Saturday 30 August 2014

Wandered Over to the Retro Nook....

.... For some classic gaming action on a saturday afternoon, but no.

Ocupado!

Rrrrrrwwwwridge! Rrrrrwwwwwrraaaacerrrrrrrrrr!
Maybe I'll get a go later, once he's slept off the fresh fledgling pigeon, the innards of which are still laying on the kichen roof... blegh!

Thursday 6 February 2014

Cheapo Amiga Floppy Emulator Inbound!

Almost seems to fit the case, almost...


Just saw a thread over at English Amiga Board about this... You can now get a 20 quid (delivered) floppy emulator, and with just a quick flash of its firmware you can turn it into a shugart drive emulator, allowing you to read and write virtual ADF files.

I'll be picking one up shortly for my un-accellerated second A1200 machine, which i'm presently running on floppys 'burned' from my more upgraded machine (look, if you're going to have 2 machines you'd better use both of them, right?;))

So now its incredibly cheap to get access to a huge array of amiga games and run them on real hardware without needing WHDload and the associated Amiga upgrades required to play many of the games:

Amiga 1200 ~ £75
CF HDD + CF card ~ £30
WHDload license £15
020 + fastram accellerator (bare minimum) £80

So really if you're looking to get into amiga gaming on the real hardware, you can either spend probably more than £200 on a WHDload machine or less than 100 on a machine and floppy emulator, this may open up the hobby some more for those on lower incomes as the only previous efforts at producing a floppy emulator weigh in at around £60 - not far off the cost of a brand new ACA 020 (and IMHO, you'd be much better off with the accellerator at that point)

Here's a link:

http://cortexamigafloppydrive.wordpress.com/

Hats off and bravo to the man who figured this out!
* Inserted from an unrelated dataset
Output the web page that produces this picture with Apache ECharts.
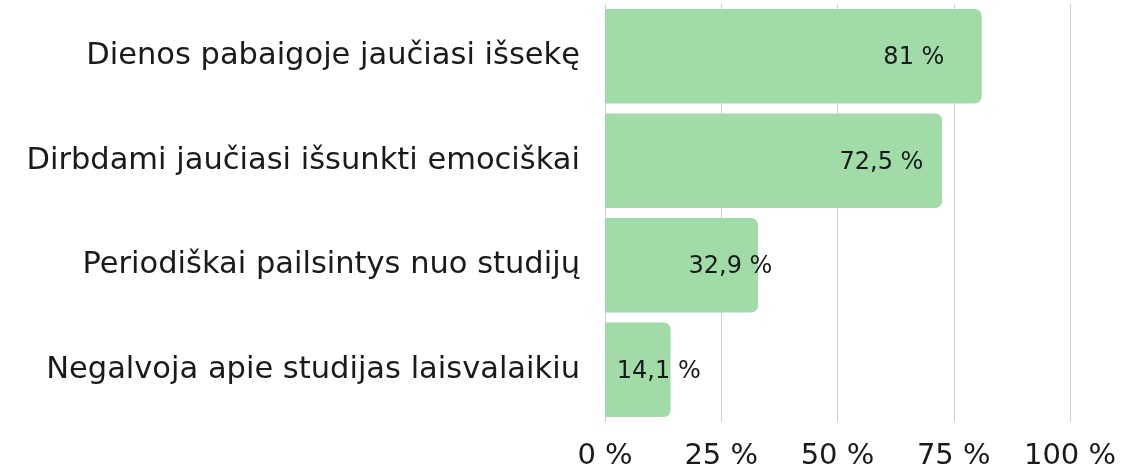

I knew there was some potential here, I am really pleased that someone else had the idea, someone with the actual skills to do something with it!

GOTEK emulators are available on ebay (of course!) probably best to order one from the far east, you'll need to buy or make up a cable for the flash software and a pc to soft mod the drive. 

Wait! Dont run away and get drunk yet, there's more! If thats not good enough, and you have a Raspberry Pi languishing under a pile of old circuits then good news!  At the moment there are at least 2 different projects are underway for an interface board which allows the Pi to be installed inside any Amiga and handle a much larger number of .ADF files.

You can follow the development along in english here http://eab.abime.net/showthread.php?t=71572

A whole 500mhz ARM equipped Pi might be a bit of a sledgehammer to merely act as a fake floppy drive/disk manager for machines that rarely operate at over 14mhz but just goes to show how much computers have developed over the last 20 years.  I wonder what other ways new computers could be interfaced with old to add further capabilities? Perhaps a tiny but powerful Raspberry Pi could serve up disks and perhaps also act as a soundcard or graphics card?

Wednesday 5 February 2014

Remember the dead HDD I mourned in this first post of this blog?

Well it came back to life!

Last year I took the drive out of its protective anti-static bag, to see if I could do something with it.  I noticed that inexplicably, some thermal conductive paste had become smeared over part of the logic board.  I removed the paste but some of it was still lodged in vias, I plugged it into the modified external enclosure/caddy and tried reading the disk.  It spun up and stayed spun, I was then able to read off all the files I really wanted to keep and then attempt to copy the entire disk, I got every last bit of data off that drive and onto a much new 3Tb unit.

So what happened? Holy intervention? Aliens? Anti-Gremlins?

I think the initial failure was entirely to do with the logic board, which had perhaps overheated, or through lots of heating and cooling cycles had fractured a solder joint between one of the components and the PCB.   This is at least partly to do with the ROHS certified lead free solder that the logic board is held together with, its the same thing that causes Xboxes to die early deaths with that annyoing red ring.

I believe that when I cleaned off the conductive paste some of it became lodged in whatever cracks had appeared, re-bridging the connections and allowing charge to flow around the board and through all the components again.

Presumably, if this is the problem then the fix will only be temporary, but could be fixed permanently by reflowing the IC's, however I've now put the drive to a more dignified rest along with many others in a storage cupboard, in a stolen green tesco crate. Even if i reflowed it it would not be reliable enough for any serious use and 500Gb really isn't much these days anyway!